JOB
Quote the listing below in its entirety, omitting every image.
** start SUPPLIED INFORMATION **
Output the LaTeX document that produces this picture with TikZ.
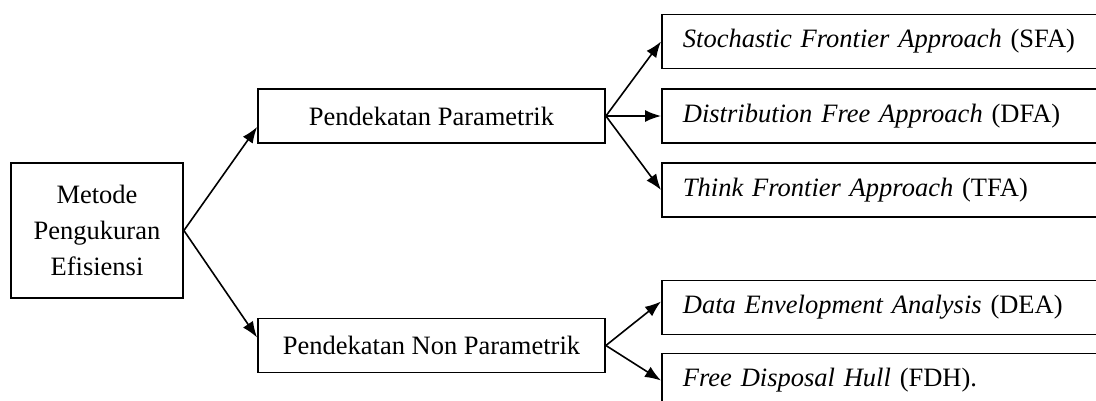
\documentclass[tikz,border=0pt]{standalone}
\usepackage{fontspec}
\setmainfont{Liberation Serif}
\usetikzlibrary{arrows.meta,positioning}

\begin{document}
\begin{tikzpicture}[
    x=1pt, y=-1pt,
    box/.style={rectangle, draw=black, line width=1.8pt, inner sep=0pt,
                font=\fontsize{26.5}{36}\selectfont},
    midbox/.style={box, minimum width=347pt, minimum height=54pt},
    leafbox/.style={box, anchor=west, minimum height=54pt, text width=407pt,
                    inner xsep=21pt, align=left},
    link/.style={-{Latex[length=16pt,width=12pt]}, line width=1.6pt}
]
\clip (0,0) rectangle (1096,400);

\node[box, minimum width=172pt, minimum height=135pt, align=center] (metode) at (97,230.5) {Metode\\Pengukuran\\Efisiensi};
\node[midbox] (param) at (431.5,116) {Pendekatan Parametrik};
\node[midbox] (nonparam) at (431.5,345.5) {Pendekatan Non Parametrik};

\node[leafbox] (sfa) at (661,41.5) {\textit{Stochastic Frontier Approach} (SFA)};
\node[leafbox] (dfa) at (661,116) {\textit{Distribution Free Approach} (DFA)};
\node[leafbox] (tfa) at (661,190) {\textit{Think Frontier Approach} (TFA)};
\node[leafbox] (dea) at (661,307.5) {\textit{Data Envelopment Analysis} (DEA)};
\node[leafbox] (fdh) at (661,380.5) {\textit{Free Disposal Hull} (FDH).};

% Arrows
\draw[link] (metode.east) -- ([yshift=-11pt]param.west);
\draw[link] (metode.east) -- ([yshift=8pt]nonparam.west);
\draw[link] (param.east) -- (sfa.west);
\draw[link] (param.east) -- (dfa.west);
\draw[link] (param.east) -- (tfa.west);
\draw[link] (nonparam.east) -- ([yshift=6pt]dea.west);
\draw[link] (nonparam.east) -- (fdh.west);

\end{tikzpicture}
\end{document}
** end SUPPLIED INFORMATION **
PROBLEM SOLUTION
Output the LaTeX document that produces this picture with TikZ.
\documentclass[tikz,border=0pt]{standalone}
\usepackage{fontspec}
\setmainfont{Liberation Serif}
\usetikzlibrary{arrows.meta,positioning}

\begin{document}
\begin{tikzpicture}[
    x=1pt, y=-1pt,
    box/.style={rectangle, draw=black, line width=1.8pt, inner sep=0pt,
                font=\fontsize{26.5}{36}\selectfont},
    midbox/.style={box, minimum width=347pt, minimum height=54pt},
    leafbox/.style={box, anchor=west, minimum height=54pt, text width=407pt,
                    inner xsep=21pt, align=left},
    link/.style={-{Latex[length=16pt,width=12pt]}, line width=1.6pt}
]
\clip (0,0) rectangle (1096,400);

\node[box, minimum width=172pt, minimum height=135pt, align=center] (metode) at (97,230.5) {Metode\\Pengukuran\\Efisiensi};
\node[midbox] (param) at (431.5,116) {Pendekatan Parametrik};
\node[midbox] (nonparam) at (431.5,345.5) {Pendekatan Non Parametrik};

\node[leafbox] (sfa) at (661,41.5) {\textit{Stochastic Frontier Approach} (SFA)};
\node[leafbox] (dfa) at (661,116) {\textit{Distribution Free Approach} (DFA)};
\node[leafbox] (tfa) at (661,190) {\textit{Think Frontier Approach} (TFA)};
\node[leafbox] (dea) at (661,307.5) {\textit{Data Envelopment Analysis} (DEA)};
\node[leafbox] (fdh) at (661,380.5) {\textit{Free Disposal Hull} (FDH).};

% Arrows
\draw[link] (metode.east) -- ([yshift=-11pt]param.west);
\draw[link] (metode.east) -- ([yshift=8pt]nonparam.west);
\draw[link] (param.east) -- (sfa.west);
\draw[link] (param.east) -- (dfa.west);
\draw[link] (param.east) -- (tfa.west);
\draw[link] (nonparam.east) -- ([yshift=6pt]dea.west);
\draw[link] (nonparam.east) -- (fdh.west);

\end{tikzpicture}
\end{document}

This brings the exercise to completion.